» Data lines

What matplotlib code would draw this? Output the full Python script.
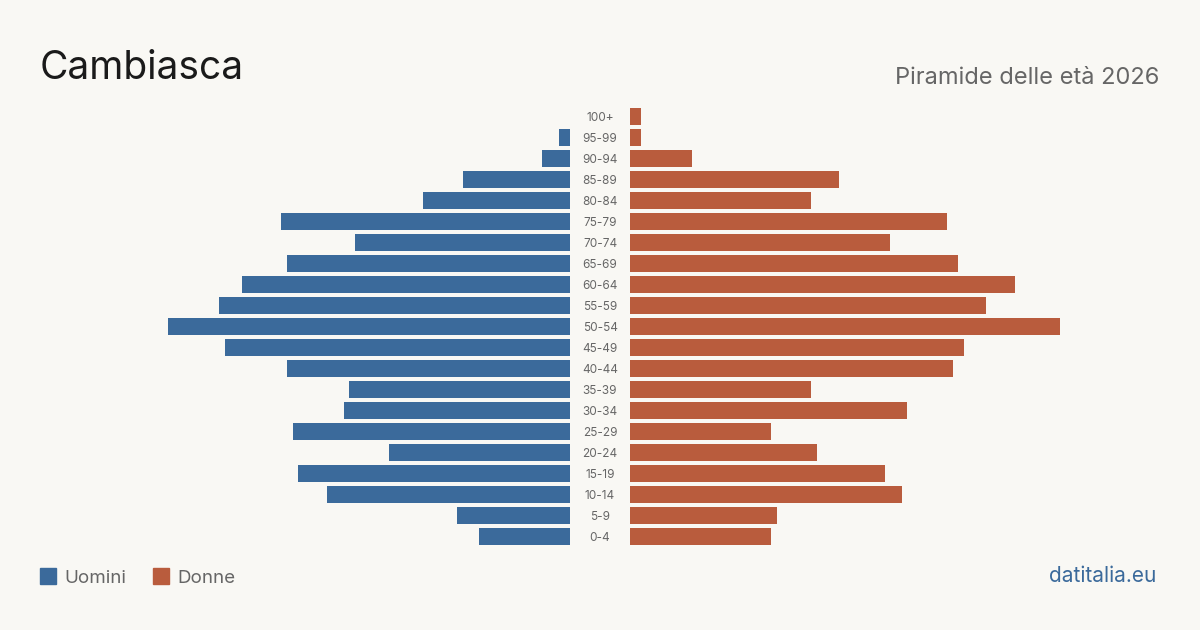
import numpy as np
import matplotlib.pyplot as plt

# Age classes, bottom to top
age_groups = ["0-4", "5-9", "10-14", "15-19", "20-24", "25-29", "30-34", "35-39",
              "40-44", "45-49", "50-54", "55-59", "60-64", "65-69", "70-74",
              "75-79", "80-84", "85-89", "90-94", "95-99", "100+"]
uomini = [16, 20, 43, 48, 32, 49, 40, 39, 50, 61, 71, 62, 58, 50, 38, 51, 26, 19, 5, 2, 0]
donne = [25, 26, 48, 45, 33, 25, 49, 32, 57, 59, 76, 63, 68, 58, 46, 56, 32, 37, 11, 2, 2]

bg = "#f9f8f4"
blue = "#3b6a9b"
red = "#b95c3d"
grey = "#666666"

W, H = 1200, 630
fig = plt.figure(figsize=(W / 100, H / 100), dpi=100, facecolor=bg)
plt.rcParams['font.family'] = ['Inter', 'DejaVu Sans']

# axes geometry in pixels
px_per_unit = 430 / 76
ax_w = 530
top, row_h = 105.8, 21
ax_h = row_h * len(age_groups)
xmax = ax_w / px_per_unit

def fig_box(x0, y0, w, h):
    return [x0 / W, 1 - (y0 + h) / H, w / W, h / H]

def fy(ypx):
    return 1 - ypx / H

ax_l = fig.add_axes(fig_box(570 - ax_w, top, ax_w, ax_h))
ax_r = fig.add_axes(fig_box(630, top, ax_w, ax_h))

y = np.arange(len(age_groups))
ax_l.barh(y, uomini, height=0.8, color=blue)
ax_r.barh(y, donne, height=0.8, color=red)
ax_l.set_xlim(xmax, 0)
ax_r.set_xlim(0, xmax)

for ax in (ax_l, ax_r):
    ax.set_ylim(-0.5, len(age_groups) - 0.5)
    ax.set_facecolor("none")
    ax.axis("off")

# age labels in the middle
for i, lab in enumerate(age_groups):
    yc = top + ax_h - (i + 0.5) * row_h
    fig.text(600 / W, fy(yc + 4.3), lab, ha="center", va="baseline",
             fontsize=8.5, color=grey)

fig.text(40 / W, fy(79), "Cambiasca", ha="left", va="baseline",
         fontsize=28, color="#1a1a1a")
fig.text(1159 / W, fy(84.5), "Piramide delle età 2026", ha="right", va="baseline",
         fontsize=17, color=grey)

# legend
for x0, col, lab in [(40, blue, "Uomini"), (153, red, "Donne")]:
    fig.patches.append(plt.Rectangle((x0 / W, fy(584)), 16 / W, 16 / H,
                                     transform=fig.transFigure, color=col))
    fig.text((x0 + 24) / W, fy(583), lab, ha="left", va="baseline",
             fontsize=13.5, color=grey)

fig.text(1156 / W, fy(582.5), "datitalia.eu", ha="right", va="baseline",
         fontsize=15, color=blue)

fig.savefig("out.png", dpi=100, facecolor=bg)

» Required task
Your task is to return the lines above, from the first one up to and including the line containing "37, 11, 2, 2]", minus any pictures.

» Exercise answer
What matplotlib code would draw this? Output the full Python script.
import numpy as np
import matplotlib.pyplot as plt

# Age classes, bottom to top
age_groups = ["0-4", "5-9", "10-14", "15-19", "20-24", "25-29", "30-34", "35-39",
              "40-44", "45-49", "50-54", "55-59", "60-64", "65-69", "70-74",
              "75-79", "80-84", "85-89", "90-94", "95-99", "100+"]
uomini = [16, 20, 43, 48, 32, 49, 40, 39, 50, 61, 71, 62, 58, 50, 38, 51, 26, 19, 5, 2, 0]
donne = [25, 26, 48, 45, 33, 25, 49, 32, 57, 59, 76, 63, 68, 58, 46, 56, 32, 37, 11, 2, 2]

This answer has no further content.